We’re presented with the 21st century of an alternate world where New York is recast in terms of the Roman Empire, and it’s experiencing slow decay. Mayor Frank Cicero is keen to maintain the status quo anyway, but idealistic Cesar Catalina, genius physicist sees the need for change. The setting and names indicates Coppola’s structure with almost mythical figures acting as they might have done in legends of the gods, and they discuss matters in appropriate philosophical terms. It’s ambitious and smart, but hardly audience-friendly. The fault lines are highlighted early, leading to expectations of downfall.

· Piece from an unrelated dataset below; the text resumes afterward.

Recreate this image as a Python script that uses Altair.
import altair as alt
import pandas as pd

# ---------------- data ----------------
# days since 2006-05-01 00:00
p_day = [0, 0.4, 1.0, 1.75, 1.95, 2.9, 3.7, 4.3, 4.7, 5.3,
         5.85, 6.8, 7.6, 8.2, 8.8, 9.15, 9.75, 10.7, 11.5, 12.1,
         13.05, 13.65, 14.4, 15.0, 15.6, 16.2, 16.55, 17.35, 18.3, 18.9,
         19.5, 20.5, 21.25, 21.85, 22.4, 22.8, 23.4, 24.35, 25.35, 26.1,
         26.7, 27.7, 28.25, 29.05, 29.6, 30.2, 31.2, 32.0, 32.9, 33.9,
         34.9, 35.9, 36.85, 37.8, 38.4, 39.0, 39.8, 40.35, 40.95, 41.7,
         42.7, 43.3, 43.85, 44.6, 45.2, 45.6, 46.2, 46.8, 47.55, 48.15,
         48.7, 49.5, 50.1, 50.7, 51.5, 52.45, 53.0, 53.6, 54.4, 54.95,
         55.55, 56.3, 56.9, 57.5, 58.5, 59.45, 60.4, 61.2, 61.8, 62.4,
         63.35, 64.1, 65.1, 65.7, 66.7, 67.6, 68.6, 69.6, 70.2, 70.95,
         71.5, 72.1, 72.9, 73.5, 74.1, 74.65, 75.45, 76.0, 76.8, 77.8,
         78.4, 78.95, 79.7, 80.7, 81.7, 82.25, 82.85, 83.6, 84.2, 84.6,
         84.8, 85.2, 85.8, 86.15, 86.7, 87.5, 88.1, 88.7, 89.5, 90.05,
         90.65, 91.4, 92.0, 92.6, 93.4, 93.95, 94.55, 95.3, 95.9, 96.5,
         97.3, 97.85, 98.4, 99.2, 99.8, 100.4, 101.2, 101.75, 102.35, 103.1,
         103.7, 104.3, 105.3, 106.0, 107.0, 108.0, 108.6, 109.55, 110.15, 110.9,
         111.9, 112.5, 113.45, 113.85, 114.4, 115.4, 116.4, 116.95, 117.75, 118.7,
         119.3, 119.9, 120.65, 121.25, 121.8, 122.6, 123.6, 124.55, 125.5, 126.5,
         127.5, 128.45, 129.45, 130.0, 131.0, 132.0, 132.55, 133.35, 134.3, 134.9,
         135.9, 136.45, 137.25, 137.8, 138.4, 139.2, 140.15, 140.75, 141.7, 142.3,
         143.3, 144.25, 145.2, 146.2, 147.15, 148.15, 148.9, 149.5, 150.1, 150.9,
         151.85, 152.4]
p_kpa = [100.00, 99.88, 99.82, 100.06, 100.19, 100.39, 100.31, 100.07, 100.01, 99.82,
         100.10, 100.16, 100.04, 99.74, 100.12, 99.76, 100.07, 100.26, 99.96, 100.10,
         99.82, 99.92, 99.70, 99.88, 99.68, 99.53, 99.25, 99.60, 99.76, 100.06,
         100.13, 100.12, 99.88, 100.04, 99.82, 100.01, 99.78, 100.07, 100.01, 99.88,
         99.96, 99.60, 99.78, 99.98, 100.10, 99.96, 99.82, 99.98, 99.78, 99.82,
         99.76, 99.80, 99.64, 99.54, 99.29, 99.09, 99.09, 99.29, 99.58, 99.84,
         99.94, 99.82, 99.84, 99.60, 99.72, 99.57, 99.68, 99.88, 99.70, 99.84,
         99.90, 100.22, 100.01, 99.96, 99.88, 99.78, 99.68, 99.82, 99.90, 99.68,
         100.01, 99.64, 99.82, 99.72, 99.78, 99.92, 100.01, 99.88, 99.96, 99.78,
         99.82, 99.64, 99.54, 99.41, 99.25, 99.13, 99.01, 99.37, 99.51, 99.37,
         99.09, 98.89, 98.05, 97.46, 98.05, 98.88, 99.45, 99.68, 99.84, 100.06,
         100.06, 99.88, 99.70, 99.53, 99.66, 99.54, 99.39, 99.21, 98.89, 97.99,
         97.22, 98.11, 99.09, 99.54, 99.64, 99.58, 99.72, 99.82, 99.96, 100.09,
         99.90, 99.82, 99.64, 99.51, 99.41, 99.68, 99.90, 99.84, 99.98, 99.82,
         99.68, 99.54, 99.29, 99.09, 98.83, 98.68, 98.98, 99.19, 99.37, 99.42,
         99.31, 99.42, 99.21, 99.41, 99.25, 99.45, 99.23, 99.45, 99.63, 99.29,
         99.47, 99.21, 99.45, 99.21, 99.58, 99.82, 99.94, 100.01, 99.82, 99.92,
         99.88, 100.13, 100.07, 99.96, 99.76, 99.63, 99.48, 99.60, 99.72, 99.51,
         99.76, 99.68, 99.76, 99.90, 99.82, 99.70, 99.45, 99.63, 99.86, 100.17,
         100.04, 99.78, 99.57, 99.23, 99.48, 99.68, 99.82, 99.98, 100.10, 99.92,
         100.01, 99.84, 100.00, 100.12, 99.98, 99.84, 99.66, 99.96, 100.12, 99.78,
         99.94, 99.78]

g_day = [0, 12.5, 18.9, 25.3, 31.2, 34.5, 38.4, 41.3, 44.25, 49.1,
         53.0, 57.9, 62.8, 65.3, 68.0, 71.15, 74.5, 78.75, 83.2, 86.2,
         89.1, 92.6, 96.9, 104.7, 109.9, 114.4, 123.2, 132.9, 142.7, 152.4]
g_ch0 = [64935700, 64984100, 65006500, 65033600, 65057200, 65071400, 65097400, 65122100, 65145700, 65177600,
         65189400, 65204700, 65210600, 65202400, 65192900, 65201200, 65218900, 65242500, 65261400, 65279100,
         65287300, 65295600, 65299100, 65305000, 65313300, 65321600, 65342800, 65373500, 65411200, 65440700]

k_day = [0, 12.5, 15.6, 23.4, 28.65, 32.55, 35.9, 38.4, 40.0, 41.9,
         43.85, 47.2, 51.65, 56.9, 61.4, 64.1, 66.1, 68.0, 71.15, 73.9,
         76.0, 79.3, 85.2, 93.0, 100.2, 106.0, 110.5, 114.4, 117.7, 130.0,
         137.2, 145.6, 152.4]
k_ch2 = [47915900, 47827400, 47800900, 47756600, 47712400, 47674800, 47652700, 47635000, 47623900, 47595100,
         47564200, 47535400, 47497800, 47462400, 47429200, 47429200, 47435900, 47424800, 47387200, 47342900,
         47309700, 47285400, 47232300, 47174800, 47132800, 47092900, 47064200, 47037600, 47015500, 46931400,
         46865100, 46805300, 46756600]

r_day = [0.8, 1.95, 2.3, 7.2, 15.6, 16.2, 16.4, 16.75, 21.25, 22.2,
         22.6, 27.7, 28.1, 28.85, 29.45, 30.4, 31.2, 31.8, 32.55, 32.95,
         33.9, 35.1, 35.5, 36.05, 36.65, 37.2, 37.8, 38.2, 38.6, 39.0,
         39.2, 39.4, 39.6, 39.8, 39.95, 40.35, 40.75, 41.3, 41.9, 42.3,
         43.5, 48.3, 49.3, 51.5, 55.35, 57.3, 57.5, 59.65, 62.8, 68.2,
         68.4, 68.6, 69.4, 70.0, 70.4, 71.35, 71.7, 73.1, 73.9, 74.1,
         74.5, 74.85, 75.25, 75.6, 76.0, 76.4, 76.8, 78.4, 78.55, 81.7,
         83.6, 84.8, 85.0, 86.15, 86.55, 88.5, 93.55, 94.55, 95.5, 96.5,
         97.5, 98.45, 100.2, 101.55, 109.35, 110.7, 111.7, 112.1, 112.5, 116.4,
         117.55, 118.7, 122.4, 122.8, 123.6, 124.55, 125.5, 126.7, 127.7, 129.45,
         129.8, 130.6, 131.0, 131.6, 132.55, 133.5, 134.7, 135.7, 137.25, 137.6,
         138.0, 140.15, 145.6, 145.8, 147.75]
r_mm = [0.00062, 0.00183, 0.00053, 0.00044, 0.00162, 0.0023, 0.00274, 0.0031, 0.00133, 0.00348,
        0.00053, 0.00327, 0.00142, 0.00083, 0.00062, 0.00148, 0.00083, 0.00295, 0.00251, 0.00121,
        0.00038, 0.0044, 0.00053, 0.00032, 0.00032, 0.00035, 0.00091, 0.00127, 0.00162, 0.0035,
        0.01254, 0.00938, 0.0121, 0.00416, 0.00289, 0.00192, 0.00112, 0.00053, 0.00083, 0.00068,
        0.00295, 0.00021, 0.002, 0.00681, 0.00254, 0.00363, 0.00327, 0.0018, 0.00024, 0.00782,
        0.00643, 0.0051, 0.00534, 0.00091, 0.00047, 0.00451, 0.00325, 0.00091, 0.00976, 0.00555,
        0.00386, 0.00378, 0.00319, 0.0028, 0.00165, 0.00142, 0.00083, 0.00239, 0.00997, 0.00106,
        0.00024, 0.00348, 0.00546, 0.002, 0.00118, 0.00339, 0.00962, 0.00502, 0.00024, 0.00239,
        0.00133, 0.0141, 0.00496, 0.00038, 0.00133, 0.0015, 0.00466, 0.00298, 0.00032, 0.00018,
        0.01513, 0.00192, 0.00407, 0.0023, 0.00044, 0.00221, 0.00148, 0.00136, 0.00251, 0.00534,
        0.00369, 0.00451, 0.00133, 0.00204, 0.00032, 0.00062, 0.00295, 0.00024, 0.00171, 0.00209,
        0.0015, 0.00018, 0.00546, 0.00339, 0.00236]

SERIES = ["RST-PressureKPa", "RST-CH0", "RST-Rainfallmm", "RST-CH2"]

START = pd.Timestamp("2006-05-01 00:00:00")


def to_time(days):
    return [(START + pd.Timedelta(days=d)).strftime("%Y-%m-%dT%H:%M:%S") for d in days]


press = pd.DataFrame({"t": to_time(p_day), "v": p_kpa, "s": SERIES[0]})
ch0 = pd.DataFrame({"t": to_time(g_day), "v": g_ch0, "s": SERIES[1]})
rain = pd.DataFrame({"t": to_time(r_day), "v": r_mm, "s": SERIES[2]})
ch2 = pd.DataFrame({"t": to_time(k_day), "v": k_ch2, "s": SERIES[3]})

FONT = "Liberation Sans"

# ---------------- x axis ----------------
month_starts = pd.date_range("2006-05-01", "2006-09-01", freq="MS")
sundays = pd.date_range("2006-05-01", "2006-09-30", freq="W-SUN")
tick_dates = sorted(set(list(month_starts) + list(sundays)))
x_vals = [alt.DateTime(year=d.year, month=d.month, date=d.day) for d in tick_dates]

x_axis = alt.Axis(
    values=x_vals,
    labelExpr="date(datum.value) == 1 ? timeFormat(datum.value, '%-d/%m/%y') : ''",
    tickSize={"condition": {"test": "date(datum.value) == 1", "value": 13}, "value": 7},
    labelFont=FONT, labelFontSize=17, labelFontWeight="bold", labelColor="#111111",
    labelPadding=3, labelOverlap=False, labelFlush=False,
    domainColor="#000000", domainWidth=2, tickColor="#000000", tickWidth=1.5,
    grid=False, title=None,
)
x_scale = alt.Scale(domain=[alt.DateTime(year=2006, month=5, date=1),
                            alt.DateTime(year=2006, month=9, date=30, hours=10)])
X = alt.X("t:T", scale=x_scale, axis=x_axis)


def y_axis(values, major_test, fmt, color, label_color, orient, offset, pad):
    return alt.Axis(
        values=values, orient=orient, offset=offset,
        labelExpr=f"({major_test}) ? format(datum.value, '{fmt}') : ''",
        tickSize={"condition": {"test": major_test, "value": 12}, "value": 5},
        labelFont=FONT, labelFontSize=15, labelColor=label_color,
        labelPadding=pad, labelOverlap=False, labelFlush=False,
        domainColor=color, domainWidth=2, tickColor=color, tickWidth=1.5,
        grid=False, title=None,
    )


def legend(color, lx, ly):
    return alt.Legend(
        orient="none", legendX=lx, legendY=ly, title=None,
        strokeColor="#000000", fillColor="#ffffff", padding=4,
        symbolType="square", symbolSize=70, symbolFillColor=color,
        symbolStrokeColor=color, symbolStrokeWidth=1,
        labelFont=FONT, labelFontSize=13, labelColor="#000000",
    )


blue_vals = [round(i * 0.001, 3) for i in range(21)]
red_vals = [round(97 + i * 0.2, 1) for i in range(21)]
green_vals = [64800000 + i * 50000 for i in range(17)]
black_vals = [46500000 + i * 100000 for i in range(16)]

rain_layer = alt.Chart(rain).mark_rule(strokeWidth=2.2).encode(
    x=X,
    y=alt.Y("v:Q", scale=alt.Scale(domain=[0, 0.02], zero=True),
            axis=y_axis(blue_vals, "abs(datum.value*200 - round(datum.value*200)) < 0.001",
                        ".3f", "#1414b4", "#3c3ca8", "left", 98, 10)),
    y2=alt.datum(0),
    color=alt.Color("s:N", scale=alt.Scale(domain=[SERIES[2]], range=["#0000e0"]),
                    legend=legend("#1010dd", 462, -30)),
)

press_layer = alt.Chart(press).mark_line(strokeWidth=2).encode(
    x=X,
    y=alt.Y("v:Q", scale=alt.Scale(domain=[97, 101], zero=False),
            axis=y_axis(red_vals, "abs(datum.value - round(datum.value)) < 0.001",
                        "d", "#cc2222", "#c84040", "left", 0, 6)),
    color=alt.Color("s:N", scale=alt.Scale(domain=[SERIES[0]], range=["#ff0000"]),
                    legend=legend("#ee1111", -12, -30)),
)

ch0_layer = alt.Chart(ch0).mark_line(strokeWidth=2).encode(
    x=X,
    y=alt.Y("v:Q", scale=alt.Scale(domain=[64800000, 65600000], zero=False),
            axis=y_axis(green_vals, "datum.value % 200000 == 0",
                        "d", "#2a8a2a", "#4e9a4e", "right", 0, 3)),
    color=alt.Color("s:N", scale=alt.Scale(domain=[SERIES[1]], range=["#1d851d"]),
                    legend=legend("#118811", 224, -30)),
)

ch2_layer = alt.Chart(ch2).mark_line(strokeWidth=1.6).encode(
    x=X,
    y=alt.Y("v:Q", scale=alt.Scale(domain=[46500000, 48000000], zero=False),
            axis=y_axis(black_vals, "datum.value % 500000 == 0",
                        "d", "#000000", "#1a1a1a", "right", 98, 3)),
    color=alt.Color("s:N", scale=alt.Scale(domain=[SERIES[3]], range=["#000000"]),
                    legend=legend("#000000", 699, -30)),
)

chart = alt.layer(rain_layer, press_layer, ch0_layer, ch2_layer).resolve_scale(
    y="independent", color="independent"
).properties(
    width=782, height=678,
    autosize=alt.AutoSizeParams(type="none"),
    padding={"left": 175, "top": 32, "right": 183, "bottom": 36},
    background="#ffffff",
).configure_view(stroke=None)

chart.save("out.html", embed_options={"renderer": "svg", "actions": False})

These are distant people spouting dialogue and making statements evoking classical allusions, and they’re entirely unrelatable. Some motivations are clear, but the major problem sparked by the mayor’s daughter Julia going to work for his rival is almost random curiosity. It’s Ryall following the film, but it’s one of several aspects that just make him look bad. Another is ideas prominently mentioned, then leading nowhere.
If Ryall is hampered by the source material, Phillips is on a hiding to nothing. Few critics may have liked the film, but most thought it looked spectacular. To appreciate the art you’re best reading Megalopolis not having seen the film. That way it’s perfectly adequate, a story well broken down for adaptation and visually told in a way that enlivens some dull conversations. However, any reader who has seen the film will note how Phillips entirely fails to match the spectacle. He constantly closes in when the film opened out.
This is a flawed adaptation of an already flawed film, really only recommended to fans of the creators.